Description of the task:
What follows is a listing; restate every line of it word for word.
"""
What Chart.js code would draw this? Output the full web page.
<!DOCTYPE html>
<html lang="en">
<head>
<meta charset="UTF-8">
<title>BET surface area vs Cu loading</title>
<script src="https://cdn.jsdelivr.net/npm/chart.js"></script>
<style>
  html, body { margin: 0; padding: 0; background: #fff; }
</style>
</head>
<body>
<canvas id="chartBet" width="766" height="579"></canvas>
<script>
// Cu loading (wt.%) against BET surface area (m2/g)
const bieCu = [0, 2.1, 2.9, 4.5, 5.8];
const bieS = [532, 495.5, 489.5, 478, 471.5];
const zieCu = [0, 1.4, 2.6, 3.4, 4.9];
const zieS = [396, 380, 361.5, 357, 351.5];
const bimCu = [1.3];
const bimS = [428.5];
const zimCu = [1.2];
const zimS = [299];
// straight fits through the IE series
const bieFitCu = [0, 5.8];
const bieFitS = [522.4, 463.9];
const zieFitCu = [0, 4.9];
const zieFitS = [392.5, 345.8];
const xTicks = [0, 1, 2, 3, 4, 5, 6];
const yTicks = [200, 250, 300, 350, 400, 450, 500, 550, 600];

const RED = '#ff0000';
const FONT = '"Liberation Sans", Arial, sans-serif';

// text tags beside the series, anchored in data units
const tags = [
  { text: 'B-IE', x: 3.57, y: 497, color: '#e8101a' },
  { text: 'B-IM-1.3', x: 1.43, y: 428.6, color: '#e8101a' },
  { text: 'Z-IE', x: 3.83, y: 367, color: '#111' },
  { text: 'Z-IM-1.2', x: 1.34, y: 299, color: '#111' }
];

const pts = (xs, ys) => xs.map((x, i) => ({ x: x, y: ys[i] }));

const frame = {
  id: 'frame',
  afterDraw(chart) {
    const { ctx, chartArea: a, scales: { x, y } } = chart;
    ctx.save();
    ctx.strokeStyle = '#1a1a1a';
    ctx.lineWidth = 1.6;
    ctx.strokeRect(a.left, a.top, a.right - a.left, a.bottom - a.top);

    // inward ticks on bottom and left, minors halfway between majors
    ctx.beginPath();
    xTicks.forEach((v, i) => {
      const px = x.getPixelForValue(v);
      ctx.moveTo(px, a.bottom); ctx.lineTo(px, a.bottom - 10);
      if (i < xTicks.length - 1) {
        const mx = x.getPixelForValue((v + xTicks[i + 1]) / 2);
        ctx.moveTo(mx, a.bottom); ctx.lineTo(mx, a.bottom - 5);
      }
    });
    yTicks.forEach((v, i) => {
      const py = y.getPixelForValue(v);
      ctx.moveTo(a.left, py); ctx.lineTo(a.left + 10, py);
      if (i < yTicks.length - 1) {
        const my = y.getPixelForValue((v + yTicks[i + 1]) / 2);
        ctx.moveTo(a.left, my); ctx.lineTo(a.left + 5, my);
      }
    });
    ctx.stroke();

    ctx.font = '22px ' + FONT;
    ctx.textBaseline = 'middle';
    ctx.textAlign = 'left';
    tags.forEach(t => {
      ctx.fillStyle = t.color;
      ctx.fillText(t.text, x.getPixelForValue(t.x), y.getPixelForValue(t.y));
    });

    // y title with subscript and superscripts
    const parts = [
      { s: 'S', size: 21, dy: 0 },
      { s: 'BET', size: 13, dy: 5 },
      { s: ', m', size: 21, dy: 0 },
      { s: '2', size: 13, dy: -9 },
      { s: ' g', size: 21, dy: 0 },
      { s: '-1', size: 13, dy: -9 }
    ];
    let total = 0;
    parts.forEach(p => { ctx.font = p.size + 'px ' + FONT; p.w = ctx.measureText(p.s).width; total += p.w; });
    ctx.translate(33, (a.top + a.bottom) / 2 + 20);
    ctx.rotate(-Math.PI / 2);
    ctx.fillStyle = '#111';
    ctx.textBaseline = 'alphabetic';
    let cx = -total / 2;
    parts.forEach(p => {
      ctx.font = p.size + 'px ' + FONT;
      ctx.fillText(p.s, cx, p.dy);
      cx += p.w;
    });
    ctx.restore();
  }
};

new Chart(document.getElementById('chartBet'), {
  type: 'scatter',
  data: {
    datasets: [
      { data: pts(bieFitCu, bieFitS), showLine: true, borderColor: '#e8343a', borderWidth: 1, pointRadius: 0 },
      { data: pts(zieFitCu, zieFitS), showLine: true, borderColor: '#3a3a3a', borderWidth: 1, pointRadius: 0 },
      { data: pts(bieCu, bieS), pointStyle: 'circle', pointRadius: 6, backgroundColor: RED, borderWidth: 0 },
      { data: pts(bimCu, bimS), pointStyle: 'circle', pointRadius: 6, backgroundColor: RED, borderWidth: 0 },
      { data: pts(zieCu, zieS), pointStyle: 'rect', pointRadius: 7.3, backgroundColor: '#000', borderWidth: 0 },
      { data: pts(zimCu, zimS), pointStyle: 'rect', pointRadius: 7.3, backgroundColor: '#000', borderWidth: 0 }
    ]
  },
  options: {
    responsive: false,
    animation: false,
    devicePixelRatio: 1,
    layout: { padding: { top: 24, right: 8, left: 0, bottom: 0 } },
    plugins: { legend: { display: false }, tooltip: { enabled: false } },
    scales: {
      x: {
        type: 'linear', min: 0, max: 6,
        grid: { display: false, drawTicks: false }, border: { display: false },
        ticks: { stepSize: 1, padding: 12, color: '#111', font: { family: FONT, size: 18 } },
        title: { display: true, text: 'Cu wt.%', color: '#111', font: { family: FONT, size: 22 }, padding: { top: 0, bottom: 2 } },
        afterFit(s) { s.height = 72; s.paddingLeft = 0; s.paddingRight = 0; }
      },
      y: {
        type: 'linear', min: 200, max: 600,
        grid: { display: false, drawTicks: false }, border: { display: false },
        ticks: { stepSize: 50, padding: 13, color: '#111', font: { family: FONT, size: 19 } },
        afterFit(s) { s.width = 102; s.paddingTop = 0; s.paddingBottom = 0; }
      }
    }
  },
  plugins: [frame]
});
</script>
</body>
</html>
"""
Reply:
What Chart.js code would draw this? Output the full web page.
<!DOCTYPE html>
<html lang="en">
<head>
<meta charset="UTF-8">
<title>BET surface area vs Cu loading</title>
<script src="https://cdn.jsdelivr.net/npm/chart.js"></script>
<style>
  html, body { margin: 0; padding: 0; background: #fff; }
</style>
</head>
<body>
<canvas id="chartBet" width="766" height="579"></canvas>
<script>
// Cu loading (wt.%) against BET surface area (m2/g)
const bieCu = [0, 2.1, 2.9, 4.5, 5.8];
const bieS = [532, 495.5, 489.5, 478, 471.5];
const zieCu = [0, 1.4, 2.6, 3.4, 4.9];
const zieS = [396, 380, 361.5, 357, 351.5];
const bimCu = [1.3];
const bimS = [428.5];
const zimCu = [1.2];
const zimS = [299];
// straight fits through the IE series
const bieFitCu = [0, 5.8];
const bieFitS = [522.4, 463.9];
const zieFitCu = [0, 4.9];
const zieFitS = [392.5, 345.8];
const xTicks = [0, 1, 2, 3, 4, 5, 6];
const yTicks = [200, 250, 300, 350, 400, 450, 500, 550, 600];

const RED = '#ff0000';
const FONT = '"Liberation Sans", Arial, sans-serif';

// text tags beside the series, anchored in data units
const tags = [
  { text: 'B-IE', x: 3.57, y: 497, color: '#e8101a' },
  { text: 'B-IM-1.3', x: 1.43, y: 428.6, color: '#e8101a' },
  { text: 'Z-IE', x: 3.83, y: 367, color: '#111' },
  { text: 'Z-IM-1.2', x: 1.34, y: 299, color: '#111' }
];

const pts = (xs, ys) => xs.map((x, i) => ({ x: x, y: ys[i] }));

const frame = {
  id: 'frame',
  afterDraw(chart) {
    const { ctx, chartArea: a, scales: { x, y } } = chart;
    ctx.save();
    ctx.strokeStyle = '#1a1a1a';
    ctx.lineWidth = 1.6;
    ctx.strokeRect(a.left, a.top, a.right - a.left, a.bottom - a.top);

    // inward ticks on bottom and left, minors halfway between majors
    ctx.beginPath();
    xTicks.forEach((v, i) => {
      const px = x.getPixelForValue(v);
      ctx.moveTo(px, a.bottom); ctx.lineTo(px, a.bottom - 10);
      if (i < xTicks.length - 1) {
        const mx = x.getPixelForValue((v + xTicks[i + 1]) / 2);
        ctx.moveTo(mx, a.bottom); ctx.lineTo(mx, a.bottom - 5);
      }
    });
    yTicks.forEach((v, i) => {
      const py = y.getPixelForValue(v);
      ctx.moveTo(a.left, py); ctx.lineTo(a.left + 10, py);
      if (i < yTicks.length - 1) {
        const my = y.getPixelForValue((v + yTicks[i + 1]) / 2);
        ctx.moveTo(a.left, my); ctx.lineTo(a.left + 5, my);
      }
    });
    ctx.stroke();

    ctx.font = '22px ' + FONT;
    ctx.textBaseline = 'middle';
    ctx.textAlign = 'left';
    tags.forEach(t => {
      ctx.fillStyle = t.color;
      ctx.fillText(t.text, x.getPixelForValue(t.x), y.getPixelForValue(t.y));
    });

    // y title with subscript and superscripts
    const parts = [
      { s: 'S', size: 21, dy: 0 },
      { s: 'BET', size: 13, dy: 5 },
      { s: ', m', size: 21, dy: 0 },
      { s: '2', size: 13, dy: -9 },
      { s: ' g', size: 21, dy: 0 },
      { s: '-1', size: 13, dy: -9 }
    ];
    let total = 0;
    parts.forEach(p => { ctx.font = p.size + 'px ' + FONT; p.w = ctx.measureText(p.s).width; total += p.w; });
    ctx.translate(33, (a.top + a.bottom) / 2 + 20);
    ctx.rotate(-Math.PI / 2);
    ctx.fillStyle = '#111';
    ctx.textBaseline = 'alphabetic';
    let cx = -total / 2;
    parts.forEach(p => {
      ctx.font = p.size + 'px ' + FONT;
      ctx.fillText(p.s, cx, p.dy);
      cx += p.w;
    });
    ctx.restore();
  }
};

new Chart(document.getElementById('chartBet'), {
  type: 'scatter',
  data: {
    datasets: [
      { data: pts(bieFitCu, bieFitS), showLine: true, borderColor: '#e8343a', borderWidth: 1, pointRadius: 0 },
      { data: pts(zieFitCu, zieFitS), showLine: true, borderColor: '#3a3a3a', borderWidth: 1, pointRadius: 0 },
      { data: pts(bieCu, bieS), pointStyle: 'circle', pointRadius: 6, backgroundColor: RED, borderWidth: 0 },
      { data: pts(bimCu, bimS), pointStyle: 'circle', pointRadius: 6, backgroundColor: RED, borderWidth: 0 },
      { data: pts(zieCu, zieS), pointStyle: 'rect', pointRadius: 7.3, backgroundColor: '#000', borderWidth: 0 },
      { data: pts(zimCu, zimS), pointStyle: 'rect', pointRadius: 7.3, backgroundColor: '#000', borderWidth: 0 }
    ]
  },
  options: {
    responsive: false,
    animation: false,
    devicePixelRatio: 1,
    layout: { padding: { top: 24, right: 8, left: 0, bottom: 0 } },
    plugins: { legend: { display: false }, tooltip: { enabled: false } },
    scales: {
      x: {
        type: 'linear', min: 0, max: 6,
        grid: { display: false, drawTicks: false }, border: { display: false },
        ticks: { stepSize: 1, padding: 12, color: '#111', font: { family: FONT, size: 18 } },
        title: { display: true, text: 'Cu wt.%', color: '#111', font: { family: FONT, size: 22 }, padding: { top: 0, bottom: 2 } },
        afterFit(s) { s.height = 72; s.paddingLeft = 0; s.paddingRight = 0; }
      },
      y: {
        type: 'linear', min: 200, max: 600,
        grid: { display: false, drawTicks: false }, border: { display: false },
        ticks: { stepSize: 50, padding: 13, color: '#111', font: { family: FONT, size: 19 } },
        afterFit(s) { s.width = 102; s.paddingTop = 0; s.paddingBottom = 0; }
      }
    }
  },
  plugins: [frame]
});
</script>
</body>
</html>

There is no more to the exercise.